Photo courtesy of Unsplash.
It’s now been three weeks with the updated masking requirements on campus, but practically speaking, not a whole lot seems to have changed. Masks are still required in all classes, indoor events, dining halls, coffee shops, and healthcare facilities. Sure, masks are now optional in the library, residence halls, club meetings, the gym, and Crozier-Williams, but those are all places where students frequently went maskless prior to the policy update as they were not really enforced. While transitioning into pro-choice masking at select locations on campus was better than no mask update, many students wondered when they could finally attend a class maskless for the first time since March of 2020.
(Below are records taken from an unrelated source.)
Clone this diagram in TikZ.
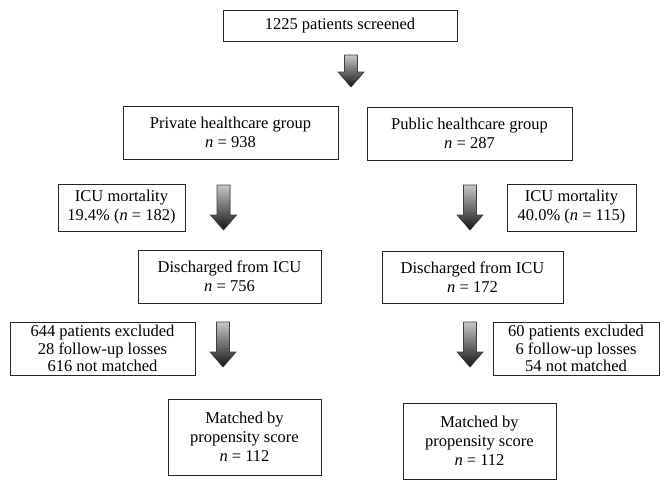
\documentclass[tikz,border=0pt]{standalone}
\usepackage{fontspec}
\setmainfont{Liberation Serif}
\usepackage{tikz}
\usetikzlibrary{positioning,calc}

\tikzset{
    box/.style={draw=black!85, line width=0.9pt, align=center, inner sep=0pt},
    fatarrow/.style={top color=black!22, bottom color=black!92, draw=black!75, line width=0.6pt}
}
% block arrow pointing down: centre x, top y, bottom y
\newcommand{\downblock}[3]{%
    \filldraw[fatarrow] ({#1-6.5},#2) -- ({#1+6.5},#2) -- ({#1+6.5},{#3-15})
        -- ({#1+13},{#3-15}) -- (#1,#3) -- ({#1-13},{#3-15}) -- ({#1-6.5},{#3-15}) -- cycle;}
\newcommand{\nn}{\textit{n}}

\begin{document}
\begin{tikzpicture}[x=1pt, y=-1pt, font=\fontsize{16.5}{19}\selectfont]
    \useasboundingbox (0,0) rectangle (670,490);

    % top
    \node[box, minimum width=234, minimum height=31] (screen) at (340,25.5) {1225 patients screened};
    \downblock{351}{55}{87}

    % groups
    \node[box, minimum width=215, minimum height=53] (private) at (230.5,132.5) {Private healthcare group\\ \nn{} = 938};
    \node[box, minimum width=205, minimum height=53] (public) at (469.5,133.5) {Public healthcare group\\ \nn{} = 287};

    % ICU mortality
    \node[box, minimum width=127, minimum height=47] (icuL) at (121.5,207.5) {ICU mortality\\ 19.4\% (\nn{} = 182)};
    \node[box, minimum width=129, minimum height=47] (icuR) at (571.5,207.5) {ICU mortality\\ 40.0\% (\nn{} = 115)};
    \downblock{223.5}{185}{230}
    \downblock{470}{185}{230}

    % discharged
    \node[box, minimum width=183, minimum height=53] (disL) at (229.5,276.5) {Discharged from ICU\\ \nn{} = 756};
    \node[box, minimum width=181, minimum height=52] (disR) at (472.5,277) {Discharged from ICU\\ \nn{} = 172};

    % exclusions
    \node[box, minimum width=185, minimum height=53, font=\fontsize{16.5}{17.5}\selectfont] (excL) at (102.5,348.5)
        {644 patients excluded\\ 28 follow-up losses\\ 616 not matched};
    \node[box, minimum width=166, minimum height=53, font=\fontsize{16.5}{17.5}\selectfont] (excR) at (576,348.5)
        {60 patients excluded\\ 6 follow-up losses\\ 54 not matched};
    \downblock{223}{322}{367}
    \downblock{470}{322}{367}

    % matched
    \node[box, minimum width=153, minimum height=76] (matL) at (244.5,437) {Matched by\\ propensity score\\ \nn{} = 112};
    \node[box, minimum width=153, minimum height=76] (matR) at (479.5,441) {Matched by\\ propensity score\\ \nn{} = 112};

\end{tikzpicture}
\end{document}
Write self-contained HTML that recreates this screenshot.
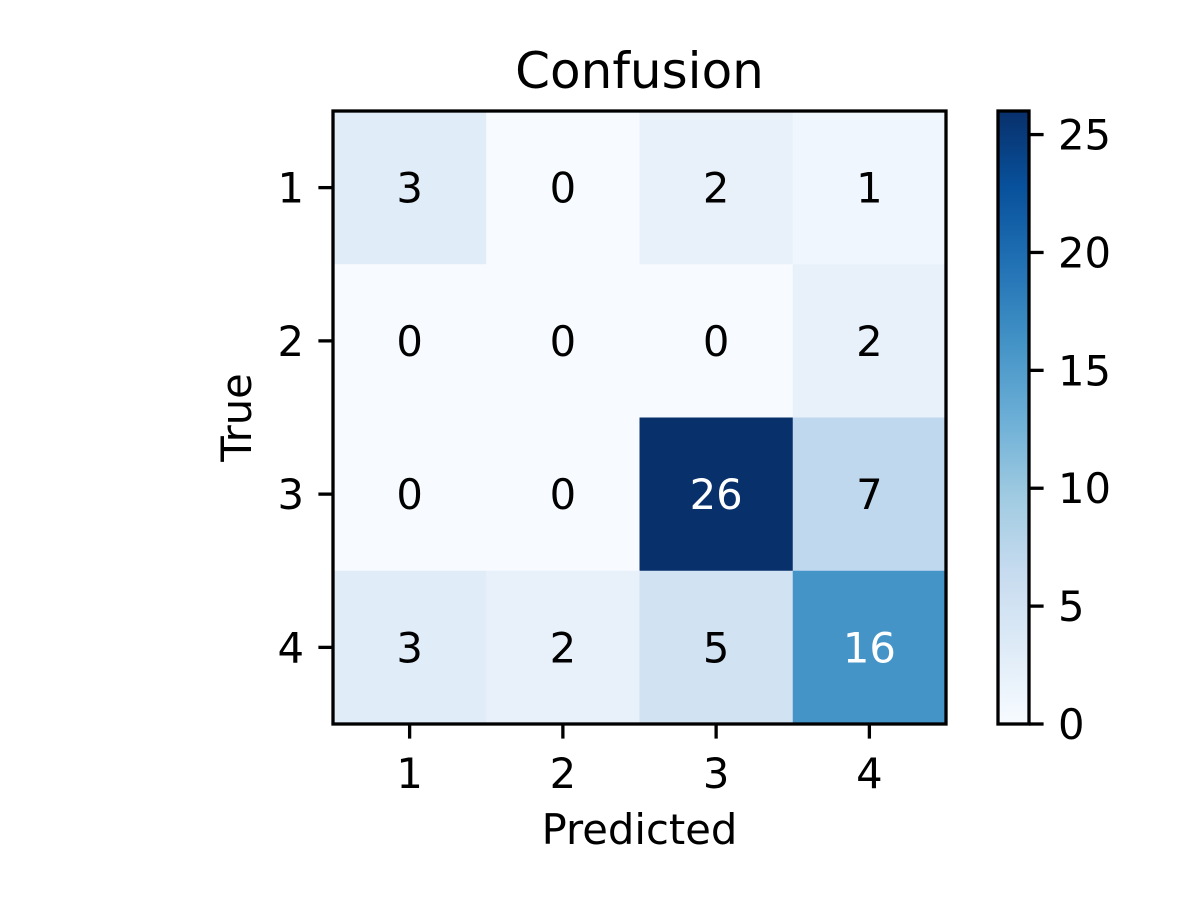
<!DOCTYPE html>
<html><head><meta charset="utf-8"><style>
html,body{margin:0;padding:0;background:#fff;}
svg text{font-family:"DejaVu Sans","Liberation Sans",sans-serif;}
</style></head><body>
<svg id="chart" width="1200" height="900" xmlns="http://www.w3.org/2000/svg">
<defs><linearGradient id="cbg" x1="0" y1="1" x2="0" y2="0"></linearGradient></defs>
</svg>
<script>
const rowLabels = ["1","2","3","4"];
const colLabels = ["1","2","3","4"];
const matrix = [
  [3,0,2,1],
  [0,0,0,2],
  [0,0,26,7],
  [3,2,5,16]
];
const cbarTicks = [0,5,10,15,20,25];

const NS="http://www.w3.org/2000/svg";
const svg=document.getElementById('chart');
function mk(tag,attrs,parent){const e=document.createElementNS(NS,tag);for(const k in attrs)e.setAttribute(k,attrs[k]);(parent||svg).appendChild(e);return e;}
const stops=["#f7fbff","#deebf7","#c6dbef","#9ecae1","#6baed6","#4292c6","#2171b5","#08519c","#08306b"];
function hex(h){return [1,3,5].map(i=>parseInt(h.substr(i,2),16));}
function blues(t){t=Math.max(0,Math.min(1,t));const p=t*(stops.length-1);const i=Math.min(Math.floor(p),stops.length-2);const f=p-i;const a=hex(stops[i]),b=hex(stops[i+1]);return `rgb(${a.map((v,k)=>Math.round(v+(b[k]-v)*f)).join(',')})`;}
const vmin=0,vmax=Math.max(...matrix.flat());
const L=333,T=111,R=946,B=724;
const cw=(R-L)/colLabels.length,ch=(B-T)/rowLabels.length;
const xc=j=>L+cw*(j+0.5), yc=i=>T+ch*(i+0.5);
const fs=41.7;

// cells
matrix.forEach((row,i)=>row.forEach((v,j)=>{
  const r=mk('rect',{x:L+cw*j,y:T+ch*i,width:cw+0.5,height:ch+0.5,fill:blues((v-vmin)/(vmax-vmin))});
  
  
  const t=mk('text',{x:xc(j),y:yc(i)+15,'text-anchor':'middle','font-size':fs,fill:v>(vmax+vmin)/2?'#fff':'#000'});
  t.textContent=v;
  
  
}));
const fr=mk('rect',{x:L,y:T,width:R-L,height:B-T,fill:'none',stroke:'#000','stroke-width':3.3});



// x ticks
colLabels.forEach((c,j)=>{
  mk('line',{x1:xc(j),x2:xc(j),y1:B,y2:B+14.6,stroke:'#000','stroke-width':3.3});
  const t=mk('text',{x:xc(j),y:B+64,'text-anchor':'middle','font-size':fs});
  t.textContent=c;
  
  
});
rowLabels.forEach((r,i)=>{
  mk('line',{x1:L-14.6,x2:L,y1:yc(i),y2:yc(i),stroke:'#000','stroke-width':3.3});
  const t=mk('text',{x:L-29,y:yc(i)+15,'text-anchor':'end','font-size':fs});
  t.textContent=r;
  
  
});
const xt=mk('text',{x:(L+R)/2,y:844,'text-anchor':'middle','font-size':fs});
xt.textContent='Predicted';


const yt=mk('text',{x:0,y:0,'text-anchor':'middle','font-size':fs,transform:`translate(251,${(T+B)/2}) rotate(-90)`});
yt.textContent='True';


const tt=mk('text',{x:(L+R)/2,y:88,'text-anchor':'middle','font-size':50});
tt.textContent='Confusion';



// colorbar
const g=document.getElementById('cbg');
stops.forEach((s,k)=>mk('stop',{offset:k/(stops.length-1),'stop-color':s},g));
const CL=998,CR=1029;
const cy=v=>B-(v-vmin)/(vmax-vmin)*(B-T);
const cb=mk('rect',{x:CL,y:T,width:CR-CL,height:B-T,fill:'url(#cbg)',stroke:'#000','stroke-width':3.3});


cbarTicks.forEach(v=>{
  mk('line',{x1:CR,x2:CR+14.6,y1:cy(v),y2:cy(v),stroke:'#000','stroke-width':3.3});
  const t=mk('text',{x:CR+29,y:cy(v)+15,'font-size':fs});
  t.textContent=v;
  
  
});
</script>
</body></html>
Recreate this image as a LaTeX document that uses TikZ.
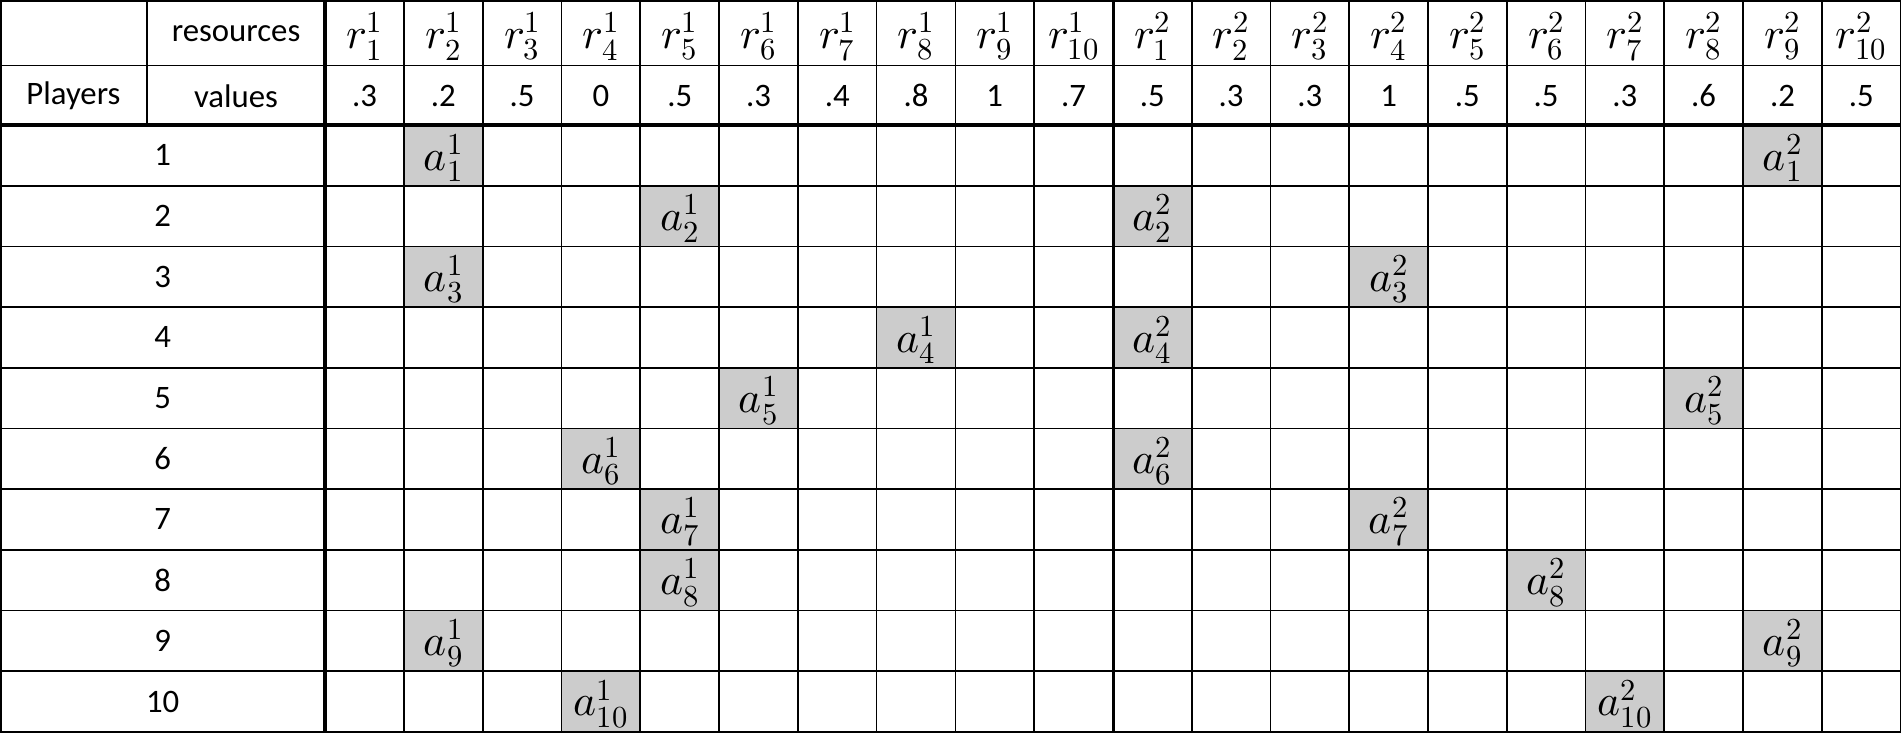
\documentclass[tikz,border=0pt]{standalone}
\usepackage{fontspec}
\usepackage{unicode-math}
\setmainfont{Carlito}
\setmathfont{Latin Modern Math}
\begin{document}
\begin{tikzpicture}[x=1pt,y=-1pt,
  thin/.style={line width=1.4pt},
  thick/.style={line width=3pt},
  lbl/.style={font=\fontsize{27}{32}\selectfont, inner sep=0pt},
  mlbl/.style={font=\fontsize{36}{40}\selectfont, inner sep=0pt},
  shade/.style={fill=black!20}]
\useasboundingbox (0,0) rectangle (1568,616);
\def\cw{64.9}
% shaded cells
\foreach \r/\c in {1/2,1/19,2/5,2/11,3/2,3/14,4/8,4/11,5/6,5/18,6/4,6/11,7/5,7/14,8/5,8/16,9/2,9/19,10/4,10/17}{
  \fill[shade] ({268+\cw*(\c-1)},{103+50*(\r-1)}) rectangle ++(\cw,50);
  \node[mlbl] (a\r-\c) at ({268+\cw*(\c-0.5)},{103+50*(\r-0.5)+2}) {$a^{\ifnum\c>10 2\else 1\fi}_{\r}$};
}
% grid
\foreach \i in {0,...,20}{\draw[thin] ({268+\cw*\i},0) -- ({268+\cw*\i},604);}
\draw[thin] (0.7,0) -- (0.7,604);
\draw[thin] (121,0) -- (121,103);
\draw[thin] (0,0.7) -- (1566,0.7);
\draw[thin] (0,54) -- (1566,54);
\foreach \r in {1,...,10}{\draw[thin] (0,{103+50*\r}) -- (1566,{103+50*\r});}
\draw[thick] (0,103) -- (1566,103);
\draw[thick] (268,0) -- (268,604);
\draw[thick] (917.5,0) -- (917.5,604);
% header text
\node[lbl] (res) at (194.5,28) {resources};
\node[lbl] (pl) at (60.5,79) {Players};
\node[lbl] (val) at (194.5,79) {values};
\foreach \k in {1,...,10}{
  \node[mlbl] (r1-\k) at ({268+\cw*(\k-0.5)},30) {$r^{1}_{\k}$};
  \node[mlbl] (r2-\k) at ({268+\cw*(\k+9.5)},30) {$r^{2}_{\k}$};
}
\foreach \v [count=\k] in {.3,.2,.5,0,.5,.3,.4,.8,1,.7,.5,.3,.3,1,.5,.5,.3,.6,.2,.5}{
  \node[lbl] (v\k) at ({268+\cw*(\k-0.5)},79) {\v};
}
\foreach \r in {1,...,10}{
  \node[lbl] (p\r) at (134,{103+50*(\r-0.5)}) {\r};
}
\end{tikzpicture}
\end{document}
This past weekend, Connecticut College’s COVID Academic Continuity Group finally responded, and laid out their overdue plan to transform to pro-choice masking in class rooms. Faculty may choose to poll the class on whether to make masking optional in the classroom. The kicker is that it takes just a singular student veto to keep mandatory masking. It is peculiar that Connecticut College opted for a minority-rule system, where one student can force an entire class to mask up, even though that student maintains the right to wear a mask if they so choose.
Regardless, mask mandates in classrooms have well overstayed their usefulness. Vaccines have been available to the public for over a year now, and nearly every student on campus is not only double-vaccinated, but boosted as well, reducing covid death risk by 20-fold. Many students have even already contracted COVID—and some even more than once—offering additional protection. We now have as much protection against COVID as we can get.
For those who do not support masking forever, but support mask mandates now, at which future point will the transition happen? When COVID cases reach zero? Most experts believe that COVID will continue to be around for some time, not unlike the common cold and the flu, so zero cases is an unrealistic target. Maybe when COVID deaths reach zero? Well, that is already the case here in New London, where the seven-day average for deaths is zero.
To those jumping to retort that pro-choice masking policies are essentially experiments in human sacrifice, masking mandates may not have been as effective at suppressing COVID transmission as we first thought. A review of scientific literature on mask effectiveness from the Cato Institute reported two studies—one studying surgical masks and another studying cloth masks—which found that masks failed to significantly reduce transmission for either type.
Benjamin Franklin once quipped, “Guests, like fish, begin to smell after three days.” The once necessary, now gratuitous masks are these fish; having served its purpose and become dispensable. Mask mandates on campus are seldom replicated elsewhere in the New London community. 85% of K-12 school districts in Connecticut have been pro-choice on masks for two month now. The state’s top public university, the University of Connecticut, is one of many higher education institutions in Connecticut to have shifted to pro-choice classroom settings. If a student wishes to wear a mask, they should be able to make that decision for themselves and for it to be respected by others, but that sentiment must be replicated to students who choose to not wear a mask.